** START OF Supplied material **

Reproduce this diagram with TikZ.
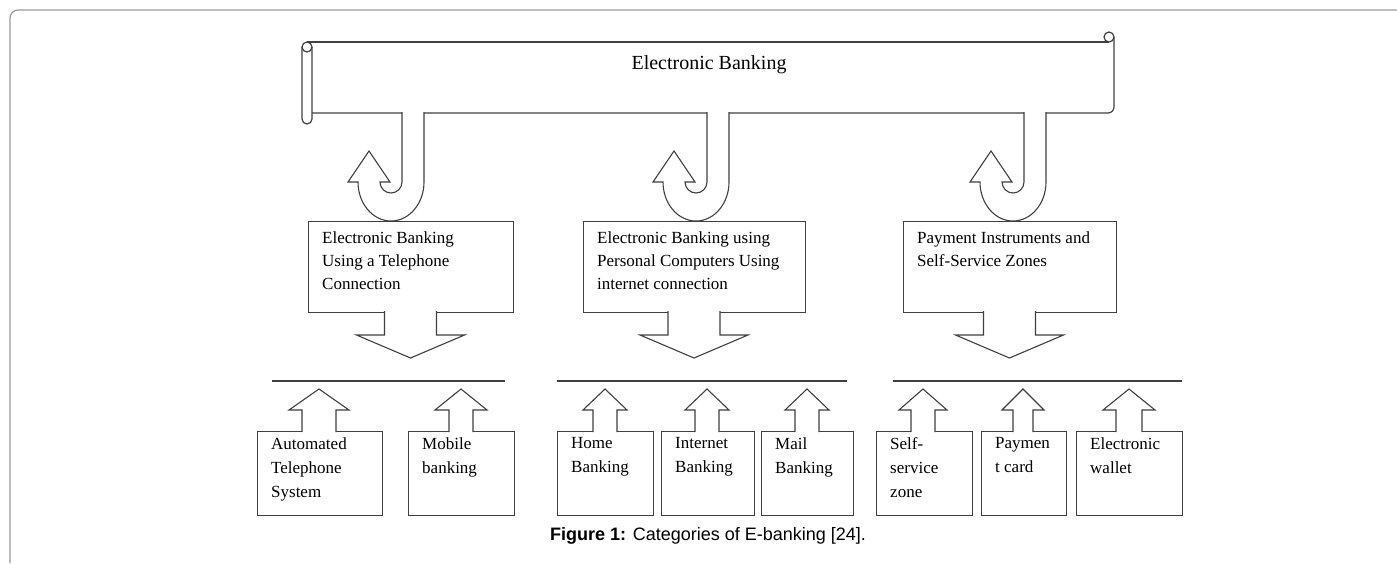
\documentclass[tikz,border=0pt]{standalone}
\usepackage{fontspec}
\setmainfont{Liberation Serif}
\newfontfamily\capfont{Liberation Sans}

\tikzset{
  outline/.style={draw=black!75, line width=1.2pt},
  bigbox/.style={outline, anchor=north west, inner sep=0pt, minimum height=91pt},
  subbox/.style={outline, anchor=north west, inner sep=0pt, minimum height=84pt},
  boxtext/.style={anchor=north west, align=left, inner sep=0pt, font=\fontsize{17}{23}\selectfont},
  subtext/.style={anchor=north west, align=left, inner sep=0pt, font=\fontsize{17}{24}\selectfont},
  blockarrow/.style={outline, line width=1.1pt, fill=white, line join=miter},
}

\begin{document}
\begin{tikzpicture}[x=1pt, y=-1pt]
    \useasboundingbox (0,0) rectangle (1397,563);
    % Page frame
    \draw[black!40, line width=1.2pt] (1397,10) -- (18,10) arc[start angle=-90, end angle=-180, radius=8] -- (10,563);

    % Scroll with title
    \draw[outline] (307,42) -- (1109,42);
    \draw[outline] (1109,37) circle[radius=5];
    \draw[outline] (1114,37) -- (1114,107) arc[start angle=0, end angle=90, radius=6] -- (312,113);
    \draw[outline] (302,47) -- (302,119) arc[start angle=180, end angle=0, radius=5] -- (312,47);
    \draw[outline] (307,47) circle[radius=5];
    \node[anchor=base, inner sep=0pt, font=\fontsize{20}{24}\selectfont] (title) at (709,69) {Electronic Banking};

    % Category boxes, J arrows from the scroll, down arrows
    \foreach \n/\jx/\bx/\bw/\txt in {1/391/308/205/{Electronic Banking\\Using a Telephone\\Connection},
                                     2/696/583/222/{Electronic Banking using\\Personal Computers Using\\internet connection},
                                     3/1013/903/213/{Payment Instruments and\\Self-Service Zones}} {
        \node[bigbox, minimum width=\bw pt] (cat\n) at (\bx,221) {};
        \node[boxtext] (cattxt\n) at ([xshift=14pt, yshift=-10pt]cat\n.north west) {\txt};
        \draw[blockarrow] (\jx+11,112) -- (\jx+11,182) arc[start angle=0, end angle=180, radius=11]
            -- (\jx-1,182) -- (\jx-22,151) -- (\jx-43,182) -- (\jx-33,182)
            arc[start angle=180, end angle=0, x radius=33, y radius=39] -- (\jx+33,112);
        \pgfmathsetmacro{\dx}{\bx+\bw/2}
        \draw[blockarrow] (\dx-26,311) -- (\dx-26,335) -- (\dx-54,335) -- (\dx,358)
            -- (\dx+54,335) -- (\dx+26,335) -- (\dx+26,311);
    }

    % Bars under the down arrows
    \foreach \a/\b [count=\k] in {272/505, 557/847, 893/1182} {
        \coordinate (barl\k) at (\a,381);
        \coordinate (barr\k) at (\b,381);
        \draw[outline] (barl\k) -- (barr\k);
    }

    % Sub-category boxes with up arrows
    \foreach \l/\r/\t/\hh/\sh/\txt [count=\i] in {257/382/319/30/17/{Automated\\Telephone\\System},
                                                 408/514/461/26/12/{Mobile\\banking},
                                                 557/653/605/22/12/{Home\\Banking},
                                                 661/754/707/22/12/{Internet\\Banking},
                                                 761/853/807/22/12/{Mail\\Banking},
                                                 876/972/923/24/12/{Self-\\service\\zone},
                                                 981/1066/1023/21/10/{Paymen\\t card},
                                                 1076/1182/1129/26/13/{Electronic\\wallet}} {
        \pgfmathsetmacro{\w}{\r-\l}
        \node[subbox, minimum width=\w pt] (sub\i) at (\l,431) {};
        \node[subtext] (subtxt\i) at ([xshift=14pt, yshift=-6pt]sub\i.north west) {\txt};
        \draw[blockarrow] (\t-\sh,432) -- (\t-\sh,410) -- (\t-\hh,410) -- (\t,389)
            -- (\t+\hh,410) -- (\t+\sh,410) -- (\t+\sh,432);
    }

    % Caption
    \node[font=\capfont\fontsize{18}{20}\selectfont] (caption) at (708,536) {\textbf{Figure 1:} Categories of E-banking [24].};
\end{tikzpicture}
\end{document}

** END OF Supplied material **

• Your goal: Repeat only the lines from the beginning of the material through the line containing "radius=8] -- (10,563);", both ends kept, leaving pictures out.

• Problem solution:
Reproduce this diagram with TikZ.
\documentclass[tikz,border=0pt]{standalone}
\usepackage{fontspec}
\setmainfont{Liberation Serif}
\newfontfamily\capfont{Liberation Sans}

\tikzset{
  outline/.style={draw=black!75, line width=1.2pt},
  bigbox/.style={outline, anchor=north west, inner sep=0pt, minimum height=91pt},
  subbox/.style={outline, anchor=north west, inner sep=0pt, minimum height=84pt},
  boxtext/.style={anchor=north west, align=left, inner sep=0pt, font=\fontsize{17}{23}\selectfont},
  subtext/.style={anchor=north west, align=left, inner sep=0pt, font=\fontsize{17}{24}\selectfont},
  blockarrow/.style={outline, line width=1.1pt, fill=white, line join=miter},
}

\begin{document}
\begin{tikzpicture}[x=1pt, y=-1pt]
    \useasboundingbox (0,0) rectangle (1397,563);
    % Page frame
    \draw[black!40, line width=1.2pt] (1397,10) -- (18,10) arc[start angle=-90, end angle=-180, radius=8] -- (10,563);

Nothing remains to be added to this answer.